▼

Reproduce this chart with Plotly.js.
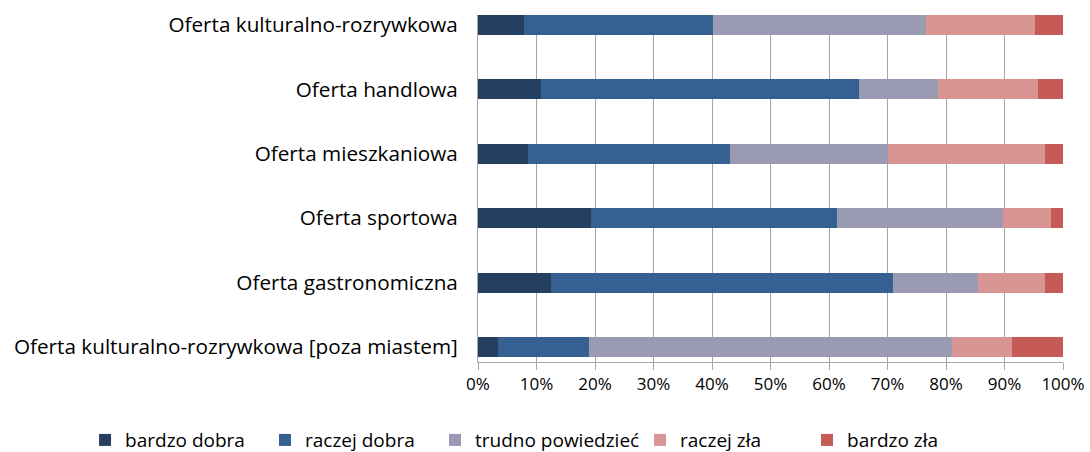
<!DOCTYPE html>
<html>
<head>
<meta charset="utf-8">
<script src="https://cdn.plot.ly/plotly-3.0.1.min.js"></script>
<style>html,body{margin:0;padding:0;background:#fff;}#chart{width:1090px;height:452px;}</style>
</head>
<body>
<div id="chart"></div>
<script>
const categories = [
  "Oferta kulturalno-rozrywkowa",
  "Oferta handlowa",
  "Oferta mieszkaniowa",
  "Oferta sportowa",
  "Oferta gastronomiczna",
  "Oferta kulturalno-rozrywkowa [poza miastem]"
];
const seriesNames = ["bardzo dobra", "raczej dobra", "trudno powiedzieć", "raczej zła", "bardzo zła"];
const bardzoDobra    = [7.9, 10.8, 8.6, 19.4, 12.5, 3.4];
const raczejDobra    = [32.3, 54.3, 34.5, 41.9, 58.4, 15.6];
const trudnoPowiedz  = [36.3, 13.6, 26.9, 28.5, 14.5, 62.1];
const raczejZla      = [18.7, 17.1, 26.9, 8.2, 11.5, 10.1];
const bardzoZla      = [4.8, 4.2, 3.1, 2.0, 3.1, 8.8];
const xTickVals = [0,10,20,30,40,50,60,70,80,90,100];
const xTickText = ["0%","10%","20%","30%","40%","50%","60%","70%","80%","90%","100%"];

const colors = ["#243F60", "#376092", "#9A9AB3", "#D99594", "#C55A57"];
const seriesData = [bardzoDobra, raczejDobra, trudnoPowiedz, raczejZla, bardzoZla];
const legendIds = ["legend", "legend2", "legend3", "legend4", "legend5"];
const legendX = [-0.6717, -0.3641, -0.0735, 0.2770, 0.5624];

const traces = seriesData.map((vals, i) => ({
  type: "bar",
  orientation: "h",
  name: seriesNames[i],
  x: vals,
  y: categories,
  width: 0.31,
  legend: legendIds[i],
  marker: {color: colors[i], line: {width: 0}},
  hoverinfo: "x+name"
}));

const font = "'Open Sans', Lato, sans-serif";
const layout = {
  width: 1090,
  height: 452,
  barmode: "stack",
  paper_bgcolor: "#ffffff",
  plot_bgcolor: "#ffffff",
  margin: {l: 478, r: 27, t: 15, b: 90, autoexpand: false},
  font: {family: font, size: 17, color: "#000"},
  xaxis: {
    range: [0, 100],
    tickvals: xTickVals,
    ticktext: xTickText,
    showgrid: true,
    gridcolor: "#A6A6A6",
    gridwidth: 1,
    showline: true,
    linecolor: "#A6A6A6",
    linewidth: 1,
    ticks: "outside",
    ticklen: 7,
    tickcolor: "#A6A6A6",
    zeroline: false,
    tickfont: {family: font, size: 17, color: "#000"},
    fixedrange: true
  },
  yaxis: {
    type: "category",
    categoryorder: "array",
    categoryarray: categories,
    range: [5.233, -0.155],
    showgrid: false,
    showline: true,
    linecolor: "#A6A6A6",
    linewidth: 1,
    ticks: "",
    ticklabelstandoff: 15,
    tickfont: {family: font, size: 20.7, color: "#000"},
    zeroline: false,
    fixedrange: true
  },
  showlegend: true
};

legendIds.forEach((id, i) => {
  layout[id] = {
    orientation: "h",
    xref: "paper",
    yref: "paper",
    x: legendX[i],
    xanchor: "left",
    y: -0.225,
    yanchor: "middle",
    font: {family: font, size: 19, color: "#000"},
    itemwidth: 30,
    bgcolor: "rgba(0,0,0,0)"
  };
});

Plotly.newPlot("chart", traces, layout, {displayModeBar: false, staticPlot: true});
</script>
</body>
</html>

▲

• [Exercise]:
Report only the number of lines in the data above that contain "chart".

• [Output below]:
4